Cloud
Mandat sur le cloud : vers une double peine pour Microsoft ?
Par Jacques Cheminat, publié le 01 mars 2018
Dans l’affaire l’opposant au gouvernement américain concernant un mandat sur des données mail stockées en Irlande, Microsoft a eu du mal à convaincre les juges de la Cour Suprême. La firme pourrait aussi s’exposer à une amende en Europe dans le cadre du RGPD.
Un sacré imbroglio que l’affaire Microsoft contre le gouvernement américain. Tout a commencé en 2013 avec la demande des autorités américaines d’accéder par mandat à des mails d’un traficant de drogue sur son compte MSN. Problème, ces données sont stockées dans le datacenter irlandais de Microsoft. Ce dernier refuse au motif que la loi américaine ne s’applique pas de manière extraterritoriale. Après plusieurs procédures judiciaires, le contentieux a été porté par le Département de la Justice (DoJ) auprès de la Cour Suprême.

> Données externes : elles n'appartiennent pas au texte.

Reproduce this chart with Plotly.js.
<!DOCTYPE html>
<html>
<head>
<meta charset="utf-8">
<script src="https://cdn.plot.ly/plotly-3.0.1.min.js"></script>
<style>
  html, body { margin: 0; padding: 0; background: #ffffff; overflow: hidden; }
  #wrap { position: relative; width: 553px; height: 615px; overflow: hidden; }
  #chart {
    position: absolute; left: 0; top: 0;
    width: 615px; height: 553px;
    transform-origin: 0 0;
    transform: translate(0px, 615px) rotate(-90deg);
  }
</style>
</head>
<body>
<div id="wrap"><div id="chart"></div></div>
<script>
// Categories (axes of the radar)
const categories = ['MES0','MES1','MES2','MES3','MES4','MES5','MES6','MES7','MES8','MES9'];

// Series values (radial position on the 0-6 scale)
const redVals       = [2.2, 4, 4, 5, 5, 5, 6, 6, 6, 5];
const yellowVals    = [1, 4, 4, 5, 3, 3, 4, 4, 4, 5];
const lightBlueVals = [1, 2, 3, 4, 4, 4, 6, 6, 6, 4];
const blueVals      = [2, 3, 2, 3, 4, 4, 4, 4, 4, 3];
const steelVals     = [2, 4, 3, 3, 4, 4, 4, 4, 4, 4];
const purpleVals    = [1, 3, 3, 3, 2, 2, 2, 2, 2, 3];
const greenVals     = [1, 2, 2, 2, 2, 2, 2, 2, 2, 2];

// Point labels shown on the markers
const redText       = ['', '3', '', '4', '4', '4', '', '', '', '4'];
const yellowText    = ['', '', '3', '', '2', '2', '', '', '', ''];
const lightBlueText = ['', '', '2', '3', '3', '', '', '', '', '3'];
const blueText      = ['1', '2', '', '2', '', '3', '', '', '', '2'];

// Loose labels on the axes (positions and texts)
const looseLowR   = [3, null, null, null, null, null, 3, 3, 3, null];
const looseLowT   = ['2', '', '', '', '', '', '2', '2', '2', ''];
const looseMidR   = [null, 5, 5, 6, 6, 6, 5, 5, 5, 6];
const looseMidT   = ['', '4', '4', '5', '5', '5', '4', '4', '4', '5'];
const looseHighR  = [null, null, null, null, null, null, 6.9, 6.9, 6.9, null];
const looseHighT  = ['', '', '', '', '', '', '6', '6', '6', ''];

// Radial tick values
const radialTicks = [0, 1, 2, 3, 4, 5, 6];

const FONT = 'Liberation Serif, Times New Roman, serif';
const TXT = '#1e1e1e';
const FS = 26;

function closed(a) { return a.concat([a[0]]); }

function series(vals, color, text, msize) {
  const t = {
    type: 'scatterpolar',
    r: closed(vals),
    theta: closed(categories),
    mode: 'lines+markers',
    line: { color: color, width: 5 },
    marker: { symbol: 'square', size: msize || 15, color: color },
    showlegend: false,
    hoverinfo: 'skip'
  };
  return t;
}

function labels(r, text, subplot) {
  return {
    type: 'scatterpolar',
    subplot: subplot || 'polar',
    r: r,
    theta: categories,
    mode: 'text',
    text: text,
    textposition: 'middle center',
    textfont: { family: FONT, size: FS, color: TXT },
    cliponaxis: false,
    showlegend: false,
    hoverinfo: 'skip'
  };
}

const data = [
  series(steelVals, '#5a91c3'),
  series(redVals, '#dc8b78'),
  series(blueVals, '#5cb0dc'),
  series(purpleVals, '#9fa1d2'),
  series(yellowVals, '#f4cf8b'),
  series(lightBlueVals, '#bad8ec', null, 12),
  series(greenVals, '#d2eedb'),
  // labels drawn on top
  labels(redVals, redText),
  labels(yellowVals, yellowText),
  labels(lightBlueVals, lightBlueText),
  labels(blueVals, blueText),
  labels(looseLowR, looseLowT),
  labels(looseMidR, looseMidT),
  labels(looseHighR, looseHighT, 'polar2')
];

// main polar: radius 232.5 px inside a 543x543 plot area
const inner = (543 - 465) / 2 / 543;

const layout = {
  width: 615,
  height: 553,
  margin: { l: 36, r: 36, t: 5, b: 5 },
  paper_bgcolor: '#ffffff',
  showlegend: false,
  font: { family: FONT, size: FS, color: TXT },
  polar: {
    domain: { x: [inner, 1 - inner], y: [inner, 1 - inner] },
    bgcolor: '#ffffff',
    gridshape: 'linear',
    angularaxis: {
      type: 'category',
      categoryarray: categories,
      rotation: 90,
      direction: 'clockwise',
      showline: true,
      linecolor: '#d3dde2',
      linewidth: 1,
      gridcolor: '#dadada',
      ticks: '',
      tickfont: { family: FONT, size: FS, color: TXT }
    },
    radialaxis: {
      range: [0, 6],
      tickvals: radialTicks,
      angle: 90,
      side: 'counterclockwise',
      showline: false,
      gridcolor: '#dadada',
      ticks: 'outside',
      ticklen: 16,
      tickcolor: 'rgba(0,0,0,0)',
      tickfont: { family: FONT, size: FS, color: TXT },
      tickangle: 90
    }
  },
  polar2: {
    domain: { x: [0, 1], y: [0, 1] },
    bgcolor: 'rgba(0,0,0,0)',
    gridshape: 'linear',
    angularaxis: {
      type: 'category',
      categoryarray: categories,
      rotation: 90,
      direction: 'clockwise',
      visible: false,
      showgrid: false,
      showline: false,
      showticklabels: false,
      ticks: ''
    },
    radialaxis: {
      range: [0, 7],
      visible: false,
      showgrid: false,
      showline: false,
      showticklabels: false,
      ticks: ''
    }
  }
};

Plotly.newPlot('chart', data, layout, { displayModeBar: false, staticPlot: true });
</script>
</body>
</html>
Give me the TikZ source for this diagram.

Les arguments de Microsoft à la peine
La plus haute juridiction a tenu séance hier pour écouter les arguments des parties. Pour Microsoft, la problématique vient principalement de l’obsolescence de la loi, Stored Communications Act, datant de 1986 et ne pouvant pas prendre en considération le cloud et son application à l’internationale. Le représentant du gouvernement a estimé que cet aspect était « un mirage créé spécifiquement par Microsoft ». Pour lui, la firme de Redmond a la possibilité technique de migrer les données de l’Irlande aux Etats-Unis et tomber alors sous le coup du mandat. L’éditeur conteste cette analyse en expliquant que la loi a été prise pour éviter les intrusions gouvernementales.
Dans ce cadre, le gouvernement peut « aller chercher, faire une copie et importer des données de clients stockées physiquement dans un coffre numérique sur un ordinateur à l’étranger protégé par la loi du pays ». C’est une atteinte à la souveraineté du pays. Les juges de la Cour Suprême ont demandé si « quelqu’un devait être physiquement là ? ». Le conseil juridique de Microsoft a expliqué que la présence d’un humain n’était pas nécessaire en Irlande et que la tâche serait pilotée par un robot depuis Redmond. L’intervention du robot entraîne alors une ingérence dans la souveraineté du pays. Les juges sont restés perplexes sur cette explication.
Le Cloud Act en deus ex machina
Globalement les arguments de Microsoft ne semblent pas avoir convaincus les juges de la Cour Suprême. Est-ce que pour autant la plus haute juridiction va aller dans le sens du gouvernement ? Pas sûr, les juges aimeraient que le Congrès résout le problème à travers une loi. Un groupe de sénateurs républicains et démocrates ont déposé une proposition de loi, Cloud Act. Elle a l’avantage d’être acceptée par Microsoft et le gouvernement en stipulant que des mandats de perquisition US pourraient s’appliquer dans des pays partenaires, mais prévoit aussi des procédures pour les contester.
Risque d’une amende au nom du RGPD
Si la Cour Suprême s’oriente vers un statu quo pour laisser le Congrès « réguler ce nouveau monde », Microsoft échappera probablement à une autre peine. En effet, le RGPD (règlement général sur la protection des données personnelles) précise dans son article 48, « toute décision d’une juridiction ou d’une autorité administrative d’un pays tiers exigeant d’un responsable du traitement ou d’un sous-traitant qu’il transfère ou divulgue des données à caractère personnel ne peut être reconnue ou rendue exécutoire de quelque manière que ce soit qu’à la condition qu’elle soit fondée sur un accord international, tel qu’un traité d’entraide judiciaire, en vigueur entre le pays tiers demandeur et l’Union ou un État membre ». En l’absence d’un traité bilatéral, Microsoft peut être condamné à une amende pouvant atteindre 3,6 milliards de dollars. Et pour le député européen, Jan Philipp Albrecht, rapporteur sur le RGPD, il est presque certain qu’une amende de ce montant puisse être infligée.
La Cour Suprême s’est laissée jusqu’au mois de juin pour statuer sur cette affaire. Si la décision autorise le mandat et la livraison des données stockées en Irlande, Microsoft subira une double peine : fin de la confiance dans le cloud américain et sanction financière liée au RGPD. A moins que le Cloud Act soit voté pour mettre fin à cette procédure.